The recession calls are loud, with financial firms going up and down Wall Street saying it will hit most major economies soon and that we should all brace ourselves. But, some of you have asked, what is a recession, really, and what is a bear market?
- A recession is a declining economic performance for several months, typically two consecutive quarters, which is measured by the country’s total GDP. This is the value of an economy’s total finished goods and services produced during a period of time.
- But the reason why everyone seems so confused about whether we’re currently in a recession or not is that it depends on who you ask, really.

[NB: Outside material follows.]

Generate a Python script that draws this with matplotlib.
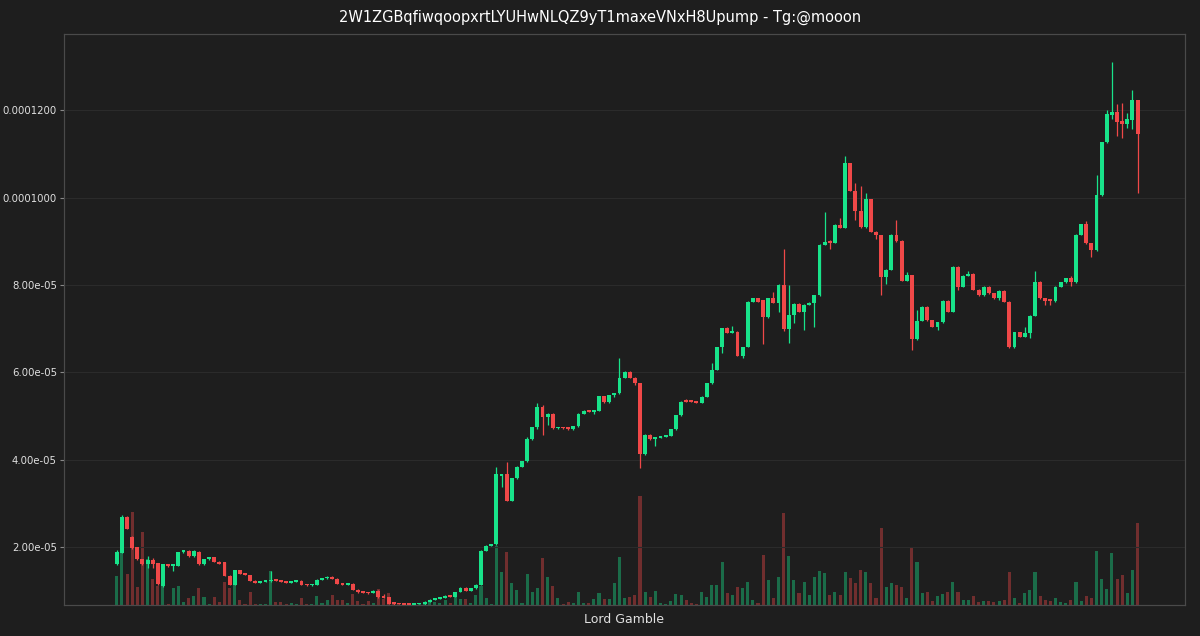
import numpy as np
import matplotlib
matplotlib.use("Agg")
from matplotlib import pyplot as plt
from matplotlib import ticker

# prices in units of 1e-5, one candle per entry
open_ = [1.61, 1.86, 2.68, 2.24, 2.00, 1.72, 1.60, 1.70, 1.63, 1.11,
         1.60, 1.56, 1.57, 1.88, 1.91, 1.79, 1.89, 1.60, 1.72, 1.76,
         1.66, 1.65, 1.34, 1.14, 1.47, 1.39, 1.36, 1.23, 1.18, 1.20,
         1.21, 1.24, 1.22, 1.20, 1.18, 1.20, 1.23, 1.14, 1.12, 1.13,
         1.25, 1.28, 1.32, 1.27, 1.16, 1.13, 1.16, 1.02, 0.96, 0.96,
         0.95, 1.00, 0.87, 0.85, 0.70, 0.695, 0.69, 0.68, 0.68, 0.685,
         0.69, 0.75, 0.79, 0.82, 0.84, 0.89, 0.86, 0.97, 1.07, 1.00,
         1.05, 1.14, 1.91, 2.03, 2.06, 3.63, 3.67, 3.06, 3.57, 3.84,
         3.96, 4.47, 4.74, 5.21, 4.97, 5.05, 4.72, 4.73, 4.72, 4.70,
         4.77, 5.05, 5.12, 5.10, 5.12, 5.46, 5.31, 5.48, 5.52, 5.865,
         6.02, 5.88, 5.75, 4.12, 4.57, 4.47, 4.50, 4.53, 4.55, 4.70,
         5.02, 5.37, 5.35, 5.33, 5.30, 5.44, 5.75, 6.06, 6.58, 7.01,
         6.91, 6.93, 6.38, 6.58, 7.62, 7.70, 7.65, 7.26, 7.70, 7.59,
         8.00, 6.99, 7.31, 7.57, 7.39, 7.55, 7.60, 7.77, 8.92, 9.02,
         8.97, 9.38, 9.31, 10.79, 10.16, 9.70, 9.32, 9.96, 9.22, 9.14,
         8.18, 8.35, 9.15, 9.02, 8.10, 8.23, 6.76, 7.18, 7.50, 7.19,
         7.05, 7.15, 7.64, 7.39, 8.42, 7.96, 8.21, 8.26, 7.89, 7.77,
         7.96, 7.81, 7.70, 7.87, 7.62, 6.57, 6.92, 6.82, 6.90, 7.30,
         8.07, 7.70, 7.66, 7.63, 7.96, 8.06, 8.16, 8.06, 9.15, 9.40,
         8.96, 8.80, 10.06, 11.27, 11.89, 11.96, 11.75, 11.69, 11.77, 12.23]
high = [1.93, 2.73, 2.70, 2.26, 2.00, 1.72, 1.79, 1.75, 1.64, 1.62,
        1.61, 1.61, 1.89, 1.93, 1.92, 1.92, 1.91, 1.73, 1.77, 1.77,
        1.67, 1.66, 1.35, 1.48, 1.48, 1.40, 1.37, 1.24, 1.21, 1.23,
        1.45, 1.25, 1.23, 1.21, 1.22, 1.23, 1.24, 1.15, 1.15, 1.26,
        1.29, 1.33, 1.33, 1.28, 1.17, 1.17, 1.17, 1.03, 0.97, 0.97,
        1.01, 1.01, 0.93, 0.86, 0.71, 0.70, 0.70, 0.69, 0.69, 0.70,
        0.76, 0.80, 0.83, 0.85, 0.89, 0.90, 0.98, 1.08, 1.08, 1.06,
        1.15, 1.92, 2.04, 2.07, 3.84, 3.68, 3.95, 3.58, 3.85, 3.97,
        4.53, 4.75, 5.29, 5.25, 5.06, 5.06, 4.74, 4.74, 4.73, 4.78,
        5.06, 5.13, 5.13, 5.13, 5.47, 5.47, 5.49, 5.53, 6.32, 6.03,
        6.03, 5.89, 5.76, 4.58, 4.58, 4.51, 4.54, 4.56, 4.71, 5.03,
        5.34, 5.38, 5.36, 5.34, 5.45, 5.76, 6.22, 6.59, 7.02, 7.05,
        7.07, 6.94, 6.59, 7.63, 7.71, 7.71, 7.66, 7.71, 7.83, 8.02,
        8.83, 7.99, 7.58, 7.58, 7.56, 7.61, 7.78, 8.93, 9.67, 9.03,
        9.39, 9.53, 10.96, 10.80, 10.33, 10.27, 10.12, 9.97, 9.23, 9.15,
        8.36, 9.16, 9.48, 9.03, 8.30, 8.24, 7.44, 7.51, 7.51, 7.20,
        7.16, 7.65, 7.65, 8.43, 8.43, 8.22, 8.33, 8.27, 7.90, 7.97,
        7.97, 7.82, 7.88, 7.88, 7.63, 6.93, 6.93, 7.05, 7.31, 8.32,
        8.10, 7.71, 7.67, 7.97, 8.07, 8.17, 8.20, 9.16, 9.41, 9.47,
        8.97, 10.52, 11.28, 12.00, 13.12, 12.14, 12.18, 11.93, 12.46, 12.24]
low = [1.58, 1.86, 2.41, 1.95, 1.70, 1.58, 1.51, 1.51, 1.13, 1.08,
       1.55, 1.45, 1.56, 1.87, 1.78, 1.78, 1.59, 1.59, 1.71, 1.65,
       1.61, 1.33, 1.12, 1.13, 1.38, 1.35, 1.22, 1.17, 1.17, 1.19,
       1.20, 1.21, 1.19, 1.17, 1.17, 1.19, 1.13, 1.11, 1.11, 1.12,
       1.24, 1.27, 1.26, 1.15, 1.12, 1.12, 1.01, 0.95, 0.94, 0.93,
       0.94, 0.84, 0.83, 0.69, 0.68, 0.68, 0.67, 0.67, 0.67, 0.68,
       0.68, 0.74, 0.78, 0.81, 0.83, 0.85, 0.85, 0.96, 0.99, 0.99,
       1.04, 1.13, 1.90, 2.02, 2.05, 3.38, 3.05, 3.05, 3.56, 3.83,
       3.95, 4.46, 4.70, 4.57, 4.80, 4.71, 4.71, 4.71, 4.69, 4.69,
       4.76, 5.04, 5.09, 5.04, 5.11, 5.30, 5.30, 5.43, 5.51, 5.86,
       5.86, 5.72, 3.80, 4.11, 4.46, 4.31, 4.49, 4.52, 4.54, 4.69,
       5.01, 5.32, 5.31, 5.29, 5.29, 5.43, 5.74, 6.05, 6.44, 6.90,
       6.90, 6.37, 6.33, 6.57, 7.61, 7.61, 6.64, 7.25, 7.58, 7.39,
       6.95, 6.67, 7.12, 7.38, 6.98, 7.54, 7.03, 7.76, 8.91, 8.83,
       8.96, 9.30, 9.30, 10.15, 9.49, 9.31, 9.31, 9.21, 9.05, 7.77,
       8.03, 8.34, 8.98, 8.09, 8.09, 6.51, 6.75, 7.17, 7.18, 7.04,
       6.98, 7.14, 7.38, 7.38, 7.88, 7.95, 8.20, 7.88, 7.76, 7.76,
       7.80, 7.69, 7.66, 7.61, 6.56, 6.56, 6.81, 6.81, 6.79, 7.29,
       7.69, 7.54, 7.54, 7.62, 7.95, 8.05, 7.98, 8.05, 9.14, 8.95,
       8.65, 8.79, 10.05, 11.26, 11.80, 11.41, 11.37, 11.60, 11.57, 10.11]
close = [1.89, 2.68, 2.41, 1.98, 1.72, 1.60, 1.70, 1.60, 1.15, 1.60,
         1.56, 1.60, 1.88, 1.91, 1.79, 1.91, 1.60, 1.72, 1.76, 1.66,
         1.62, 1.34, 1.14, 1.47, 1.39, 1.36, 1.23, 1.18, 1.20, 1.22,
         1.25, 1.22, 1.20, 1.18, 1.21, 1.22, 1.14, 1.12, 1.14, 1.25,
         1.28, 1.32, 1.27, 1.16, 1.13, 1.16, 1.02, 0.96, 0.95, 0.94,
         1.00, 0.85, 0.84, 0.70, 0.69, 0.685, 0.68, 0.675, 0.685, 0.69,
         0.75, 0.79, 0.82, 0.84, 0.88, 0.86, 0.97, 1.07, 1.00, 1.05,
         1.14, 1.91, 2.03, 2.06, 3.67, 3.67, 3.06, 3.57, 3.84, 3.96,
         4.47, 4.74, 5.21, 4.97, 5.05, 4.72, 4.73, 4.72, 4.70, 4.77,
         5.05, 5.12, 5.10, 5.12, 5.46, 5.31, 5.48, 5.52, 5.865, 6.02,
         5.865, 5.75, 4.12, 4.57, 4.47, 4.50, 4.53, 4.55, 4.70, 5.02,
         5.33, 5.33, 5.32, 5.30, 5.44, 5.75, 6.06, 6.58, 7.01, 6.91,
         6.94, 6.38, 6.58, 7.62, 7.70, 7.62, 7.26, 7.70, 7.59, 8.00,
         6.99, 7.31, 7.57, 7.39, 7.55, 7.60, 7.77, 8.92, 8.98, 8.97,
         9.38, 9.31, 10.79, 10.16, 9.70, 9.32, 9.96, 9.22, 9.14, 8.18,
         8.35, 9.15, 9.02, 8.10, 8.23, 6.76, 7.18, 7.50, 7.19, 7.05,
         7.15, 7.64, 7.39, 8.42, 7.96, 8.21, 8.26, 7.89, 7.77, 7.96,
         7.81, 7.70, 7.87, 7.62, 6.57, 6.92, 6.82, 6.90, 7.30, 8.07,
         7.70, 7.64, 7.63, 7.96, 8.06, 8.16, 8.06, 9.15, 9.40, 8.96,
         8.80, 10.06, 11.27, 11.92, 11.96, 11.73, 11.69, 11.80, 12.23, 11.47]
volume = [29, 53, 31, 93, 18, 73, 46, 26, 19, 21,
          1, 17, 19, 3, 7, 9, 17, 8, 1, 8,
          3, 23, 17, 22, 5, 1, 13, 1, 1, 1,
          34, 3, 3, 1, 2, 1, 7, 1, 1, 9,
          2, 5, 10, 5, 5, 2, 11, 4, 1, 4,
          2, 16, 6, 12, 1, 1, 1, 1, 1, 1,
          3, 4, 3, 2, 5, 2, 8, 6, 6, 2,
          10, 19, 7, 1, 59, 33, 53, 22, 15, 2,
          31, 13, 17, 47, 28, 19, 7, 1, 3, 2,
          13, 2, 2, 6, 12, 6, 6, 22, 48, 7,
          8, 10, 109, 13, 8, 14, 2, 1, 4, 11,
          10, 5, 2, 1, 13, 8, 20, 20, 43, 12,
          10, 18, 17, 23, 5, 2, 50, 25, 7, 28,
          92, 49, 25, 12, 23, 10, 28, 34, 32, 10,
          13, 10, 33, 27, 22, 35, 33, 22, 7, 77,
          18, 22, 20, 18, 7, 58, 43, 12, 13, 4,
          9, 11, 13, 23, 13, 5, 5, 9, 3, 4,
          4, 3, 4, 5, 33, 7, 2, 12, 15, 33,
          9, 5, 4, 7, 3, 2, 5, 23, 4, 9,
          7, 54, 26, 16, 52, 26, 30, 12, 35, 82]

title = "2W1ZGBqfiwqoopxrtLYUHwNLQZ9yT1maxeVNxH8Upump - Tg:@mooon"
xlabel = "Lord Gamble"
yticks = [2e-5, 4e-5, 6e-5, 8e-5, 1e-4, 1.2e-4]

SCALE = 1e-5
BG = "#1e1e1e"
UP = "#18e38a"
DOWN = "#f04848"

o = np.array(open_) * SCALE
h = np.array(high) * SCALE
l = np.array(low) * SCALE
c = np.array(close) * SCALE
vol = np.array(volume, dtype=float)
x = np.arange(len(o))
up = c >= o
cols = np.where(up, UP, DOWN)

fig = plt.figure(figsize=(12, 6.36), dpi=100, facecolor=BG)
ax2 = fig.add_axes([0.0533, 0.0487, 0.934, 0.8978])
ax = ax2.twinx()
ax.set_zorder(ax2.get_zorder() + 1)
ax.patch.set_visible(False)
ax2.set_facecolor(BG)

# volume underneath
ax2.bar(x, vol, width=0.6, color=cols, alpha=0.4, linewidth=0)
ax2.set_ylim(0, 571)
ax2.set_yticks([])

# candles
ax.vlines(x, l, h, colors=cols, linewidth=0.9)
body = np.maximum(np.abs(c - o), 0.04 * SCALE)
ax.bar(x, body, bottom=np.minimum(o, c), width=0.76, color=cols, linewidth=0)

ax.set_xlim(-10.3, 208.2)
ax.set_ylim(0.671 * SCALE, 13.75 * SCALE)
ax.yaxis.tick_left()
ax.set_yticks(yticks)
ax.yaxis.set_major_formatter(ticker.FuncFormatter(
    lambda v, p: f"{v:.7f}" if v >= 1e-4 - 1e-12 else f"{v:.2e}"))
ax.tick_params(axis="y", colors="#888888", labelcolor="#e0e0e0",
               labelsize=7.3, length=3, pad=2)
ax2.set_xticks([])
ax.set_xticks([])
ax.grid(axis="y", color="#2b2b2b", linewidth=0.8)
ax.set_axisbelow(True)

for a in (ax, ax2):
    for s in a.spines.values():
        s.set_color("#4a4a4a")

fig.suptitle(title, color="white", fontsize=10.5, y=0.985)
ax2.set_xlabel(xlabel, color="#e0e0e0", fontsize=9, labelpad=6)

fig.savefig("out.png", dpi=100, facecolor=BG)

- Most consumers think we’re in one at the moment. CEOs are preparing for one by issuing hiring freezes and cutting costs. But whether the US is officially in a recession depends on a small group of economists at a non-partisan think tank called the National Bureau of Economic Research (NBER).
- Now, the reason why everyone is leaping to a conclusion before the head honcho, NBER, has spoken is because it often doesn’t call a recession until two years after it’s started, said Laura Veldkamp, a finance professor at Columbia University and a research fellow for the NBER. This group of economists operates at a different pace from the rest of us because “their goal is not to be fast, but to be sure they are right," Veldkamp explained.
- New economic data, which was published on Wednesday, showed US job openings had fallen less than expected, which undermined the calls that a recession is necessarily here or on its way.
- When people talk about a bear market right now, they’re probably referring to the decline in an overall market or index, like the Nasdaq. But they could also be referencing individual stocks or commodities. Regardless of what it is, a bear market is considered to be when declines of 20% or more have been seen for typically two months or longer. Bear markets can partner with a recession, but they’re not the same thing.
“Investors continue the tug of war between, ‘Should I be more worried about high inflation or the quickly deteriorating growth outlook?’ Cross asset correlations over the last few weeks have suggested growth is the bigger worry for the market now," said Thomas Kennedy, chief investment strategist for J.P. Morgan Global Wealth Management.